It is the living nightmare of every parent: your child is gone. That is the premise of Zach Cregger’s new horror: no screams, no kidnappers, no ominous note, just an entire class of schoolchildren vanishing in the middle of the night, leaving behind their beds and toys as if nothing happened.
Released in August, the film wants to be a horror movie, a community drama, a supernatural fable, and a dark comedy all at once. It is inventive, promising and shot with dynamism but let’s hope this is not the scariest horror we will see this year.
A Town in Pieces
The story takes place in the fictional town of Maybrook, Pennsylvania, shaken when all but one child from the same class cross their front yard at exactly 2:17 a.m. and never return. Parents are distraught, their teacher is under suspicion, and the police are immobilized. The film follows several perspectives in chapters, and each character-chapter is meant to represent different shades of grief.
Josh Brolin plays Archer, an architect and father who refuses to give up the search for his son. Julia Garner portrays Justine, a young teacher drowning her fear and guilt in alcohol and reckless hookups. Alden Ehrenreich’s Paul, a policeman with emotional regulation issues, destroys both his career and personal relationships under the weight of his own demons. And Austin Abrams, in a performance that steals nearly every scene, is James Anthony, a wiry addict living in a tent who stumbles into the heart of the mystery.
Cregger has bravely admitted that the entire film grew out of his own experience of loss. Each character reflects a stage of grief he lived through. Some portraits work, others feel underwritten, but together they form a picture of a town unraveling.
Scary, Funny, or Just Strange?
Despite its R rating, Weapons is not particularly frightening. What it offers instead is an uneasy mix of horror, folklore, dark comedy, and old-school small-town drama. The opening, with children slipping into the night in slow motion, set against All Things Must Pass by George Harrison, is mesmerizing. Cinematographer Larkin Seiple (Everything Everywhere All at Once) shoots in painterly compositions with pretty lighting and smooth, dynamic motions. These first minutes are the strongest in the film.
But tonal shifts don’t always land. At times, Weapons feels less like Hereditary and more like Scary Movie. A mother stumbling trance-like with a knife, or Amy Madigan’s wild Gladys in the finale, elicit laughter. Cregger himself admitted in interviews that many scenes were cut because they tested as “not funny enough”. The genre-blending is bold, but it doesn’t always hold.

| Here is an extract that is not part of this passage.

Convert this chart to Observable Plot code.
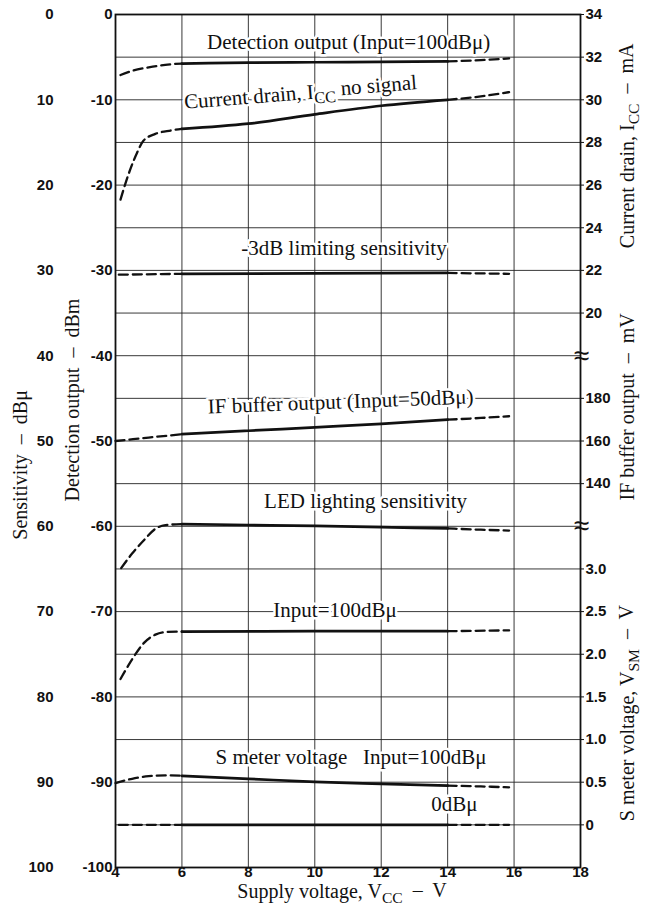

Characters, Scripts, and Stumbles
The chaptered structure promises a multifaceted story, but often falls into redundancy. We learn the same plot points from multiple angles, sometimes even zoomed in as if viewers wouldn’t catch them otherwise. However one perspective often does not add much to the story overall. We see a missing-children reward poster, James sees it too, James needs money. We add 1+1. Then we see the poster again, with the camera even zooming in on the reward.
That said, individual performances shine. Abrams brings tragic humor and wiry physicality to James, elevating what could have been a stereotype into the film’s most compelling character. Brolin’s Archer convinces in his grounded moments, though his surreal nightmare sequences ring hollow. Garner, meanwhile, feels a bit miscast here. Too young and too polished, she never fully sells the world-weary teacher role – and I am saying this, as a huge fan of her work.
Cregger’s direction favors composition over actorly close-ups, a refreshing choice in American cinema. But the script itself, fragmented and repetitive, undermines the potential.
Horror as Metaphor
Where Weapons succeeds most is in its metaphor. Parents send their kids to school each day without knowing if they’ll return. In the U.S., that anxiety is everything but abstract – it’s tied to the painfully common reality of school shootings. Cregger’s film doesn’t tackle that directly, but the imagery resonates: children disappearing without warning, adults helpless to protect them, an enormous AK47 floats above the city in Archer’s nightmare.
In this sense, Weapons feels relevant, even urgent. It is a reminder of the vulnerability of children, and of how communities fracture when faced with loss they cannot explain or prevent.
Weapons is not the neat, terrifying follow-up some hoped for after Barbarian. It’s ambitious, strange, often beautiful, occasionally frustrating, and sometimes unintentionally hilarious. The cinematography is stunning, the energy undeniable, and Austin Abrams delivers the standout performance. But the script’s repetition and the film’s uneven tone hold it back.
A prequel has already been announced, just days after release. Cregger is clearly a filmmaker to watch, even if this time the experiment doesn’t quite add up.
Weapons is now playing at theatres, so catch it at your local cinema.